>> BEGIN EXTRACTED RECORDS

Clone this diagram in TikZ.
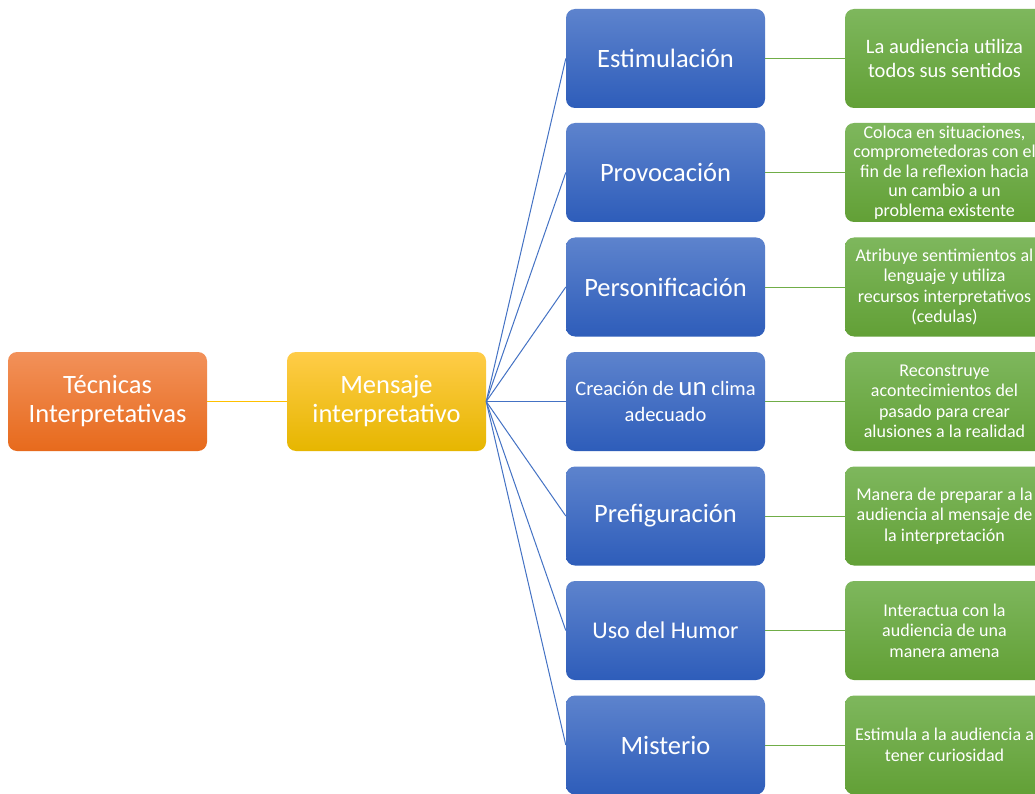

>> END EXTRACTED RECORDS
>> BEGIN EXTRACTED RECORDS

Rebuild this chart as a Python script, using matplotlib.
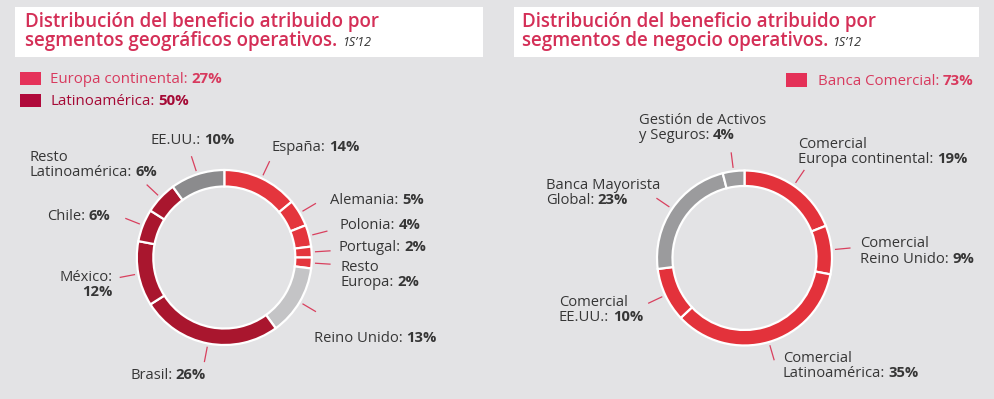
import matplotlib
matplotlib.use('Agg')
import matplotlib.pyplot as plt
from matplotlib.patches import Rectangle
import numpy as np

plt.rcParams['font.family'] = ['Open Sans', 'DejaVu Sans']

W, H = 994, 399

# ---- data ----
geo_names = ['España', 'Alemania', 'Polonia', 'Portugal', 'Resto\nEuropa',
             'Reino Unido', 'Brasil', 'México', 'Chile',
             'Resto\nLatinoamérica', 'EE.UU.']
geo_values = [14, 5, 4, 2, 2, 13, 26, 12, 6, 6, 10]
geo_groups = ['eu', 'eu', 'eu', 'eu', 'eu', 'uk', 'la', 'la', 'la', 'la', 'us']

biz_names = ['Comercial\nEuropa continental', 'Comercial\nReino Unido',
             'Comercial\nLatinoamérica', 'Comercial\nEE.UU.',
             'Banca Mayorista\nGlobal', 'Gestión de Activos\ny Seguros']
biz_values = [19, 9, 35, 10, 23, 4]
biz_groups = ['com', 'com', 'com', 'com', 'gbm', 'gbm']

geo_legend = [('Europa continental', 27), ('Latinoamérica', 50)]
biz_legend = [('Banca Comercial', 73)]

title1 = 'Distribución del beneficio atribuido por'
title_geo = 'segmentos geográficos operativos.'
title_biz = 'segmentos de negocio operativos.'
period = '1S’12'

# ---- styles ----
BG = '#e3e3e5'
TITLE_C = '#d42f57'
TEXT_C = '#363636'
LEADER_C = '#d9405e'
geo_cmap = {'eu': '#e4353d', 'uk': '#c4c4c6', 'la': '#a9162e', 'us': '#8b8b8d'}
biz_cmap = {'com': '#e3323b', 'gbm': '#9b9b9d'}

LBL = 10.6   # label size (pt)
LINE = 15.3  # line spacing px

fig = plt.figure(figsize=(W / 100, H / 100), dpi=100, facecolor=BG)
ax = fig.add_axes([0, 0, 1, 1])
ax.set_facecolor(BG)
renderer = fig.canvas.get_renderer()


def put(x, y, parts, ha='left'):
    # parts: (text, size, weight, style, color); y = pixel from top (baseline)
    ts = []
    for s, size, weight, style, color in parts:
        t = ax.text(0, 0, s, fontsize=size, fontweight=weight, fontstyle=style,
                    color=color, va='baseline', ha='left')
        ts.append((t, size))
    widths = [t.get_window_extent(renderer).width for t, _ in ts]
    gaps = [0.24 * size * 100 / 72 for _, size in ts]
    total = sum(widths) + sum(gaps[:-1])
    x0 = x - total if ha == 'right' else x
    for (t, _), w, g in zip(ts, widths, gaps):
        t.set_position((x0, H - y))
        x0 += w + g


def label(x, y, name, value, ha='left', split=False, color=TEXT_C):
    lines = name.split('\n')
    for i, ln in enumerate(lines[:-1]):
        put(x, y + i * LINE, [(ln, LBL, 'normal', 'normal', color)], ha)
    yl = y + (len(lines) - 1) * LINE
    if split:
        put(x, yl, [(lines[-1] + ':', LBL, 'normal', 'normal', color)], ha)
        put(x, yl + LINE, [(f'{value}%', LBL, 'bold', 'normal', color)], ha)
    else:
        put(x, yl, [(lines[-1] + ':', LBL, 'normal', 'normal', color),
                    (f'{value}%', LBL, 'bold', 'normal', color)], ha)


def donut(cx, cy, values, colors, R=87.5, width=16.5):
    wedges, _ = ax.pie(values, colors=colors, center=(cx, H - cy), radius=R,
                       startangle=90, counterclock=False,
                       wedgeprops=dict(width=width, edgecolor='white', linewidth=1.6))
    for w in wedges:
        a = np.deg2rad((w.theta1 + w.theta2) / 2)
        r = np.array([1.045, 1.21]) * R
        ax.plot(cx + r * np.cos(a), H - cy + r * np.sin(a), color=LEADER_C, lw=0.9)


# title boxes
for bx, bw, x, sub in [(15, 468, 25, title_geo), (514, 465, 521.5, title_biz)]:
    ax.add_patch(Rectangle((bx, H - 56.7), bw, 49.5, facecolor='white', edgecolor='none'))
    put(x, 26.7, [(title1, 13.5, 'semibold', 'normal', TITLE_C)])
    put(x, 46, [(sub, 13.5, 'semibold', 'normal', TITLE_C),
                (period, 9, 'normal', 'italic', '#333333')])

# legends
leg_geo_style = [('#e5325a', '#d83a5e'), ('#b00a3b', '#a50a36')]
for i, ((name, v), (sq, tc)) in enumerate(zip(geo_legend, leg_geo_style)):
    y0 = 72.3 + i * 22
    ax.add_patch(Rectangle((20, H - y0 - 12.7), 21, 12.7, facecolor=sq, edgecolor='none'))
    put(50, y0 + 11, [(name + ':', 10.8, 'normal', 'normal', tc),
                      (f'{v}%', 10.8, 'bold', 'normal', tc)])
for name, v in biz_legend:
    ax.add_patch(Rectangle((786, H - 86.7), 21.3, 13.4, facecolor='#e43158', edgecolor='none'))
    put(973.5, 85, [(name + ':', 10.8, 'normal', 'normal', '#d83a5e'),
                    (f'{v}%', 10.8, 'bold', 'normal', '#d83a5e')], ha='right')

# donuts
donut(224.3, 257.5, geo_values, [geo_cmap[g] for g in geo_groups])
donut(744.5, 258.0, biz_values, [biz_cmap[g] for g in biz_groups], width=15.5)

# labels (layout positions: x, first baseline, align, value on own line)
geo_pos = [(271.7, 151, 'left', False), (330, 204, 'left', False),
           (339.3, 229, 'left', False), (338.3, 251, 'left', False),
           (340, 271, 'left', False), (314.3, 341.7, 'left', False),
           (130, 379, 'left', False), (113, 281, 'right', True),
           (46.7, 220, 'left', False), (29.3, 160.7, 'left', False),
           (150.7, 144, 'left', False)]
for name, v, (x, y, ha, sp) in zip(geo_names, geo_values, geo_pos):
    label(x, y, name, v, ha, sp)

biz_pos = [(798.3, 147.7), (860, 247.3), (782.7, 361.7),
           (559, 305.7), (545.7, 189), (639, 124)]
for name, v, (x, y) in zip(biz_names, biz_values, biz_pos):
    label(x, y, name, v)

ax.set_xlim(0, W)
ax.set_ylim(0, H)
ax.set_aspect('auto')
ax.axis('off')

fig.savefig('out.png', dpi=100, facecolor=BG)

>> END EXTRACTED RECORDS

### THE TASK
Leaving out the pictures, extract the stretch from the line holding "Rebuild this chart" through the line holding "W, H = 994, 399", word for word.

### EXERCISE OUTPUT
Rebuild this chart as a Python script, using matplotlib.
import matplotlib
matplotlib.use('Agg')
import matplotlib.pyplot as plt
from matplotlib.patches import Rectangle
import numpy as np

plt.rcParams['font.family'] = ['Open Sans', 'DejaVu Sans']

W, H = 994, 399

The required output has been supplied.